STATED TASK:
Wherever a line holds the word "this", copy that line out.

SUPPLIED MATERIAL:
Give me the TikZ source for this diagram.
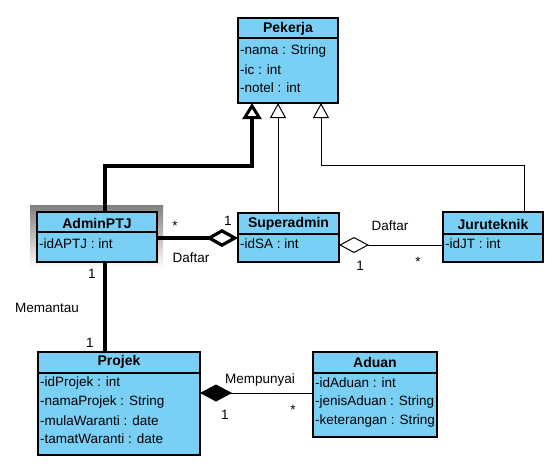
\documentclass[tikz,border=0pt]{standalone}
\usepackage{fontspec}
\setmainfont{Liberation Sans}
\usetikzlibrary{arrows.meta}
\definecolor{clsfill}{RGB}{122,207,245}
\definecolor{shade}{RGB}{200,200,200}
\tikzset{
  classbox/.style={draw=black, line width=1.2pt, fill=clsfill, anchor=north west, inner sep=0pt, outer sep=0pt},
  sep/.style={draw=black, line width=1.2pt},
  hdr/.style={font=\fontsize{14}{16}\selectfont\bfseries, inner sep=0pt},
  attr/.style={font=\fontsize{13.5}{15}\selectfont, anchor=west, inner sep=0pt},
  lbl/.style={font=\fontsize{13.5}{15}\selectfont, inner sep=0pt},
  thin/.style={line width=1pt},
  heavy/.style={line width=3.8pt},
  inh/.style={-{Triangle[open,length=15pt,width=16pt]}},
  inhthick/.style={-{Triangle[open,length=16pt,width=19pt,line width=3pt]}},
  aggthick/.style={heavy,-{Diamond[open,length=32pt,width=18pt,line width=3.2pt]}},
  aggthin/.style={thin,-{Diamond[open,length=30pt,width=16pt]}},
  comp/.style={thin,-{Diamond[length=32pt,width=17pt]}}
}
\begin{document}
\begin{tikzpicture}[x=1pt,y=-1pt]
\useasboundingbox (0,0) rectangle (556,469);
% shadow
\fill[shade] (30,205) rectangle (163,268);
% Pekerja
\node[classbox, minimum width=100pt, minimum height=85pt] (pek) at (238,18) {};
\draw[sep] (238,38) -- (338,38);
\node[hdr] (pekh) at (288,29) {Pekerja};
\node[attr] (pek1) at (240,51) {-nama : String};
\node[attr] (pek2) at (240,70) {-ic : int};
\node[attr] (pek3) at (240,88) {-notel : int};
% AdminPTJ
\node[classbox, minimum width=120pt, minimum height=50pt] (adm) at (37,212) {};
\draw[sep] (37,232) -- (157,232);
\node[hdr] (admh) at (97,223) {AdminPTJ};
\node[attr] (adm1) at (39,244) {-idAPTJ : int};
% Superadmin
\node[classbox, minimum width=101pt, minimum height=49pt] (sup) at (238,213) {};
\draw[sep] (238,234) -- (339,234);
\node[hdr] (suph) at (288.5,224) {Superadmin};
\node[attr] (sup1) at (240,244) {-idSA : int};
% Juruteknik
\node[classbox, minimum width=100pt, minimum height=50pt] (jur) at (443,212) {};
\draw[sep] (443,234) -- (543,234);
\node[hdr] (jurh) at (493,224) {Juruteknik};
\node[attr] (jur1) at (445,244) {-idJT : int};
% Projek
\node[classbox, minimum width=162pt, minimum height=103pt] (proj) at (38,352) {};
\draw[sep] (38,373) -- (200,373);
\node[hdr] (projh) at (119,362) {Projek};
\node[attr] (proj1) at (40,383) {-idProjek : int};
\node[attr] (proj2) at (40,402) {-namaProjek : String};
\node[attr] (proj3) at (40,421) {-mulaWaranti : date};
\node[attr] (proj4) at (40,439) {-tamatWaranti : date};
% Aduan
\node[classbox, minimum width=124pt, minimum height=85pt] (adu) at (313,352) {};
\draw[sep] (313,373) -- (437,373);
\node[hdr] (aduh) at (375,362) {Aduan};
\node[attr] (adu1) at (315,383) {-idAduan : int};
\node[attr] (adu2) at (315,402) {-jenisAduan : String};
\node[attr] (adu3) at (315,421) {-keterangan : String};
% generalisations
\draw[heavy, inhthick] (105,0 |- adm.north) |- (252,166) -- (252,0 |- pek.south);
\draw[thin, inh] (278,0 |- sup.north) -- (278,0 |- pek.south);
\draw[thin, inh] (524,0 |- jur.north) |- (321,165) -- (321,0 |- pek.south);
% associations
\draw[aggthick] (157,238) -- (238,238);
\node[lbl] (m1) at (175,226) {*};
\node[lbl] (m2) at (228,221) {1};
\node[lbl] (d1) at (191,258) {Daftar};
\draw[aggthin] (jur.west |- 0,245) -- (sup.east |- 0,245);
\node[lbl] (d2) at (390,226) {Daftar};
\node[lbl] (m3) at (360,266) {1};
\node[lbl] (m4) at (418,262) {*};
\draw[heavy] (105,0 |- adm.south) -- (105,0 |- proj.north);
\node[lbl] (m5) at (92,274) {1};
\node[lbl] (mem) at (47,308) {Memantau};
\node[lbl] (m6) at (90,343) {1};
\draw[comp] (adu.west |- 0,393) -- (proj.east |- 0,393);
\node[lbl] (mp) at (260,380) {Mempunyai};
\node[lbl] (m7) at (225,415) {1};
\node[lbl] (m8) at (293,410) {*};
\end{tikzpicture}
\end{document}
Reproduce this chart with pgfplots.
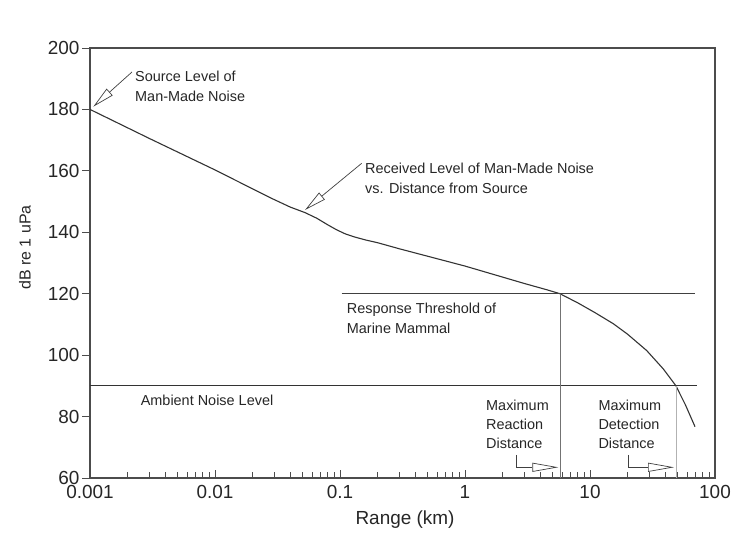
\documentclass[border=0pt]{standalone}
\usepackage{fontspec}
\setmainfont{Liberation Sans}
\usepackage{pgfplots}
\pgfplotsset{compat=1.18}
\usetikzlibrary{arrows.meta}

\begin{document}
\begin{tikzpicture}[x=1bp,y=1bp]
\begin{axis}[
  at={(0,0)}, anchor=south west,
  scale only axis, width=625bp, height=430bp,
  xmode=log, xmin=0.001, xmax=100, ymin=60, ymax=200,
  xtick={0.001,0.01,0.1,1,10,100},
  xticklabels={0.001,0.01,0.1,1,10,100},
  ytick={60,80,100,120,140,160,180,200},
  minor y tick num=0,
  tick pos=left,
  xtick align=inside,
  ytick align=outside,
  major tick length=8bp, minor tick length=6bp,
  axis line style={black!70, line width=1.1bp},
  every tick/.append style={black!70, line width=0.8bp},
  ticklabel style={font=\fontsize{19}{22}\selectfont, text=black!85},
  yticklabel style={xshift=1bp},
  xticklabel style={yshift=-4bp},
  /pgf/number format/assume math mode=true,
  xlabel={Range (km)}, ylabel={dB re 1 uPa},
  every axis x label/.style={at={(axis description cs:0.504,0)}, yshift=-42bp, anchor=center, font=\fontsize{19}{22}\selectfont, text=black!85},
  every axis y label/.style={at={(axis description cs:0,0.536)}, xshift=-65bp, rotate=90, anchor=center, font=\fontsize{16}{20}\selectfont, text=black!85},
]
\addplot[black!80, line width=1.1bp] coordinates {
 (0.001,180) (0.003,170.5) (0.01,160.3) (0.0275,151.3) (0.04,148.2) (0.0525,146.4)
 (0.065,144.6) (0.08,142.4) (0.094,140.8) (0.11,139.5) (0.13,138.5) (0.16,137.5)
 (0.2,136.6) (0.3,134.6) (1,129) (3,123.3) (4.5,121.3) (5.75,120)
 (8,117) (11,113.8) (15.4,110.2) (20,106.8) (28.4,101.5) (38.6,95.5) (48.7,90)
 (58,83.8) (69.2,76.7)
};
\addplot[black!75, line width=0.8bp] coordinates {(0.103,120) (69,120)};
\addplot[black!80, line width=1bp] coordinates {(0.001,90) (72,90)};
\addplot[black!55, line width=0.8bp] coordinates {(5.75,60) (5.75,120)};
\addplot[black!30, line width=0.8bp] coordinates {(48.7,60) (48.7,90)};
\end{axis}

\begin{scope}[every node/.style={inner sep=0pt, align=left, anchor=west, text=black!85, font=\fontsize{14.5}{20}\selectfont}]
\node at (45,391.3) {Source Level of\\Man-Made Noise};
\node at (275,299.2) {Received Level of Man-Made Noise\\vs. Distance from Source};
\node at (256.7,159.7) {Response Threshold of\\Marine Mammal};
\node at (50.6,78) {Ambient Noise Level};
\node[font=\fontsize{14.5}{19.3}\selectfont] at (396,53.7) {Maximum\\Reaction\\Distance};
\node[font=\fontsize{14.5}{19.3}\selectfont] at (508.3,53.7) {Maximum\\Detection\\Distance};
\end{scope}

\begin{scope}[black!75, line width=0.7bp]
\draw[-{Triangle[open, length=22bp, width=9bp]}] (42,406) -- (3.3,371.3);
\draw[-{Triangle[open, length=22bp, width=9bp]}] (271.7,314.7) -- (215,268);
\draw[-{Triangle[open, length=26bp, width=9bp]}] (426.7,23) -- (426.7,10.7) -- (468.3,10.7);
\draw[-{Triangle[open, length=26bp, width=9bp]}] (538.3,23) -- (538.3,10.7) -- (584,10.7);
\end{scope}

\pgfresetboundingbox
\path[use as bounding box] (-90,-59) rectangle (645,478);
\end{tikzpicture}
\end{document}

FINISHED EXERCISE:
Give me the TikZ source for this diagram.
Reproduce this chart with pgfplots.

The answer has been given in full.